Julian Oliver <[EMAIL PROTECTED]> wrote:
..on Thu, Jun 01, 2006 at 06:30:20PM +0200, Michiel Sikma wrote:
>
> Op 1-jun-2006, om 18:27 heeft Tom Moitie het volgende geschreven:
>
> >Julian isn't saying that the users should be choosing the direction
> >that
> >the Ubuntu artwork should go, but to gain critique from them, so that
> >you, as the designers, can make better choices. Listening to people
> >who
> >don't know what they're doing doesn't mean you have to follow what
> >they
> >want. You guys are, of course, the graphical designers.
>
> That's right. Like I said, I do think that it's a very good idea to
> work with the community so that we may get feedback from them, but I
> don't think that it's right to put much weight on such opinions.
> Julian's mail made kind of made it seem so, but I guess he too thinks
> that community votes don't make up a good final decision.
i don't necessarily think community wide votes should direct which art
is shipped with Ubuntu. such voting schemes are riddled with all sorts
of problems, the first being there are always some that are inclined to
vote and many that aren't.
i do however think a steady stream of opinion on the state of the Ubuntu artwork
would be extremely useful for designers - wherever it comes from.

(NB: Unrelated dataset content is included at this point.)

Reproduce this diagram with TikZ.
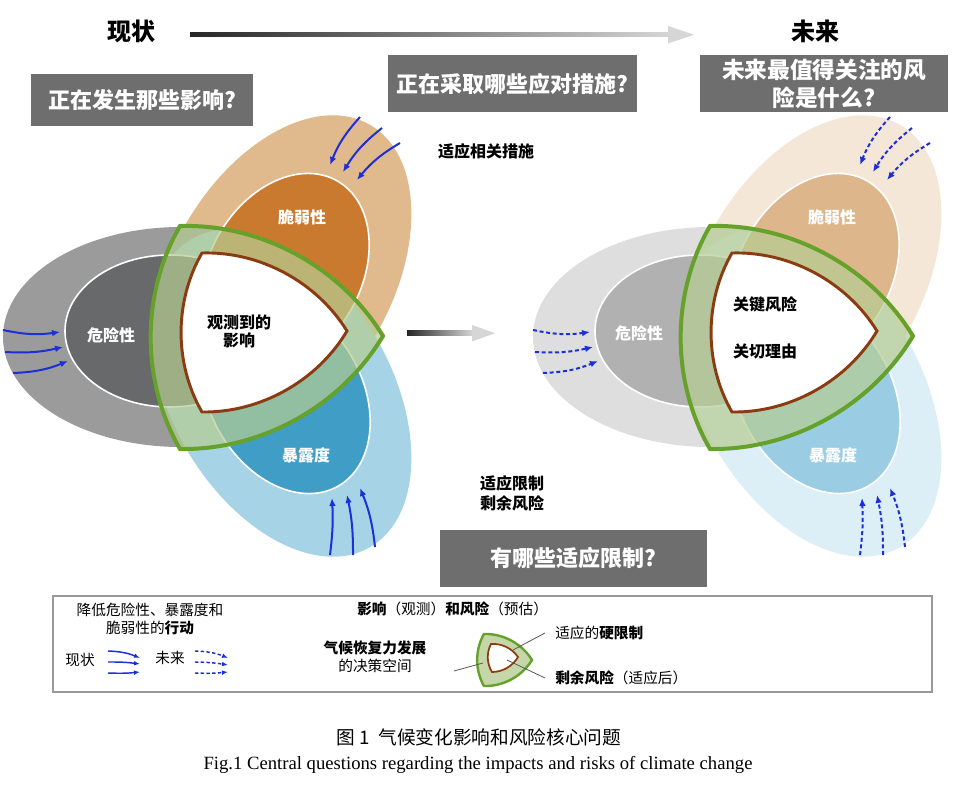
\documentclass[tikz,border=0pt]{standalone}
\usepackage{fontspec}
\setmainfont{Liberation Serif}
\newfontfamily\cjk{Noto Sans CJK SC}
\usetikzlibrary{arrows.meta}
\definecolor{gOut}{HTML}{9B9B9B}\definecolor{gIn}{HTML}{67696B}
\definecolor{tOut}{HTML}{E0B98D}\definecolor{tIn}{HTML}{C97A2E}
\definecolor{bOut}{HTML}{A6D3E5}\definecolor{bIn}{HTML}{3F9DC6}
\definecolor{gOutB}{HTML}{DEDEDE}\definecolor{gInB}{HTML}{B1B1B1}
\definecolor{tOutB}{HTML}{F4E7D7}\definecolor{tInB}{HTML}{DDB68C}
\definecolor{bOutB}{HTML}{DCEEF6}\definecolor{bInB}{HTML}{9ACDE4}
\definecolor{bandc}{HTML}{B6CD92}\definecolor{greenb}{HTML}{65A12B}
\definecolor{brownb}{HTML}{8B3B12}\definecolor{qgray}{HTML}{6E6E6E}
\definecolor{arrblue}{HTML}{1D2FD6}\definecolor{headgray}{HTML}{D6D6D6}
\tikzset{
  rl/.style={bend left=30, looseness=0.9},
  ttl/.style={font=\cjk\bfseries\fontsize{18}{22}\selectfont, inner sep=0pt},
  boxq/.style={font=\cjk\bfseries\fontsize{16.5}{22}\selectfont, text=white, inner sep=0pt, align=center},
  inlbl/.style={font=\cjk\bfseries\fontsize{12}{14}\selectfont, text=white, inner sep=0pt},
  blk/.style={font=\cjk\bfseries\fontsize{12}{17}\selectfont, inner sep=0pt, align=center},
  leg/.style={font=\cjk\fontsize{11}{14}\selectfont, inner sep=0pt},
  flow/.style={arrblue, line width=1.5pt, -{Latex[length=6pt,width=5pt]}},
  flowd/.style={flow, dash pattern=on 3pt off 2pt},
  lflow/.style={arrblue, line width=1.1pt, -{Latex[length=4.5pt,width=3.5pt]}},
  lflowd/.style={lflow, dash pattern=on 2.5pt off 1.8pt},
  inell/.style={draw=white, line width=1.2pt},
  ptr/.style={draw=black!65, line width=0.6pt}
}
\newcommand\mydrawset[8]{%
\begin{scope}[shift={(#1,0)}]
  \fill[#4, rotate around={60:(281,279)}] (281,279) ellipse [x radius=178, y radius=110];
  \fill[#2] (181,337) ellipse [x radius=178, y radius=110];
  \fill[#6, rotate around={-60:(281,393)}] (281,393) ellipse [x radius=178, y radius=110];
  \filldraw[fill=#5, inell, rotate around={60:(285,272)}] (285,272) ellipse [x radius=105, y radius=76];
  \filldraw[fill=#3, inell] (170,331) ellipse [x radius=105, y radius=76];
  \filldraw[fill=#7, inell, rotate around={-60:(286,395)}] (286,395) ellipse [x radius=105, y radius=76];
  \fill[bandc, fill opacity=0.7] (180,226) to[rl] (383,336) to[rl] (180,449) to[rl] cycle;
  \filldraw[fill=white, draw=brownb, line width=2.2pt] (202,253) to[rl] (347,331) to[rl] (202,412) to[rl] cycle;
  \draw[greenb, line width=3pt, line join=miter] (180,226) to[rl] (383,336) to[rl] (180,449) to[rl] cycle;
  \draw[#8] (3,330) to[bend right=10] (60,332);
  \draw[#8] (5,352) to[bend right=8] (63,347);
  \draw[#8] (13,373) to[bend right=10] (68,361);
  \draw[#8] (360,117) to[bend right=10] (330,165);
  \draw[#8] (382,128) to[bend right=10] (343,172);
  \draw[#8] (400,143) to[bend right=10] (357,180);
  \draw[#8] (330,555) to[bend right=5] (332,498);
  \draw[#8] (353,555) to[bend right=6] (347,495);
  \draw[#8] (375,547) to[bend right=8] (360,488);
\end{scope}}
\begin{document}
\begin{tikzpicture}[x=0.75pt,y=-0.75pt]
\useasboundingbox (0,0) rectangle (976,788);
\fill[white] (0,0) rectangle (976,788);

% top timeline
\node[ttl] (now) at (131,31) {现状};
\node[ttl] (fut) at (815,31) {未来};
\shade[left color=black!85, right color=headgray] (190,32.5) rectangle (670,37);
\fill[headgray] (668,26) -- (694,34.7) -- (668,43.5) -- cycle;

% question boxes
\fill[qgray] (31,74) rectangle (253,126);
\node[boxq] (q1) at (142,100) {正在发生那些影响?};
\fill[qgray] (388,55) rectangle (637,112);
\node[boxq] (q2) at (512,84) {正在采取哪些应对措施?};
\fill[qgray] (700,55) rectangle (948,112);
\node[boxq, font=\cjk\bfseries\fontsize{17}{21}\selectfont] (q3) at (824,84) {未来最值得关注的风\\险是什么?};

% sets
\mydrawset{0}{gOut}{gIn}{tOut}{tIn}{bOut}{bIn}{flow}
\mydrawset{530}{gOutB}{gInB}{tOutB}{tInB}{bOutB}{bInB}{flowd}

% middle arrow
\shade[left color=black!85, right color=headgray] (407,331) rectangle (473,335.5);
\fill[headgray] (472,325) -- (495,333.2) -- (472,341.5) -- cycle;

% labels in sets
\node[inlbl] (h1) at (111,335) {危险性};
\node[inlbl] (v1) at (302,217) {脆弱性};
\node[inlbl] (e1) at (306,455) {暴露度};
\node[blk, font=\cjk\bfseries\fontsize{12}{13.5}\selectfont] (obs) at (239,331) {观测到的\\影响};
\node[inlbl] (h2) at (639,333) {危险性};
\node[inlbl] (v2) at (832,217) {脆弱性};
\node[inlbl] (e2) at (833,455) {暴露度};
\node[blk] (kr) at (765,304) {关键风险};
\node[blk] (rc) at (765,351) {关切理由};

% side texts
\node[blk] (m1) at (486,151) {适应相关措施};
\node[blk, align=left, font=\cjk\bfseries\fontsize{12}{15}\selectfont] (m2) at (512,493) {适应限制\\剩余风险};
\fill[qgray] (440,530) rectangle (707,587);
\node[boxq] (q4) at (573,558) {有哪些适应限制?};

% legend
\draw[black!40, line width=1.1pt, fill=white] (53,596) rectangle (932,692);
\node[leg] (l1) at (150,610) {降低危险性、暴露度和};
\node[leg] (l2) at (150,628) {脆弱性的\bfseries 行动};
\node[leg] (l3) at (80,660) {现状};
\node[leg] (l4) at (170,658) {未来};
\draw[lflow] (108,651) to[bend left=10] (140,658);
\draw[lflow] (108,662) to[bend left=4] (140,664);
\draw[lflow] (108,673) to[bend right=4] (140,672);
\draw[lflowd] (195,651) to[bend left=10] (228,658);
\draw[lflowd] (195,662) to[bend left=4] (228,665);
\draw[lflowd] (195,673) to[bend right=4] (228,672);
\node[leg, anchor=west] (l5) at (357,609) {{\bfseries 影响}（观测）{\bfseries 和风险}（预估）};
\node[leg, font=\cjk\bfseries\fontsize{11}{14}\selectfont] (l6) at (375,648) {气候恢复力发展};
\node[leg] (l7) at (375,666) {的决策空间};
\fill[bandc!80!white] (484,634) to[rl] (532,660) to[rl] (484,686) to[rl] cycle;
\filldraw[fill=white, draw=brownb, line width=1.3pt] (491,644) to[rl] (518,657) to[rl] (492,672) to[rl] cycle;
\draw[greenb, line width=1.8pt] (484,634) to[rl] (532,660) to[rl] (484,686) to[rl] cycle;
\coordinate (p1) at (483,663);
\coordinate (p2) at (513,650);
\coordinate (p3) at (507,660);
\draw[ptr] (454,671) -- (p1);
\draw[ptr] (p2) -- (545,633);
\draw[ptr] (p3) -- (545,678);
\node[leg, anchor=west] (l8) at (555,633) {适应的{\bfseries 硬限制}};
\node[leg, anchor=west] (l9) at (555,678) {{\bfseries 剩余风险}（适应后）};

% caption
\node[font=\cjk\fontsize{14}{16}\selectfont, inner sep=0pt] (cap1) at (479,737) {图 1\ \ 气候变化影响和风险核心问题};
\node[font=\fontsize{14}{16}\selectfont, inner sep=0pt] (cap2) at (478,765) {Fig.1 Central questions regarding the impacts and risks of climate change};
\end{tikzpicture}
\end{document}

having a wishlist and or opinions forum focussed on artwork alone
(not issues relating to Ubuntu more generally) would also (importantly)
give users the confidence of a central context for being heard - with no
promise of implementation. as a bonus, this can only strengthen user good-will.
currently such suggestions/opinions/criticisms are offered as bugs or randomly
dispersed throughout threads in blogs and user forums.
naturally there would be alot of feedback that isn't useful. i'm sure however
there'd be some insights that would be very difficult to reach from the
perspective of a designer.
how many hard-of-seeing people to we have telling us how brilliant our
high-visibility theme is for instance?
I also think that bringing incompetent people into the design process is a bad idea. During my carrier, I cannot recall even one single occasion when such an involvement helped improving a project. But exactly the opposite, when they got a chance they even ruined that what before had at least some quality.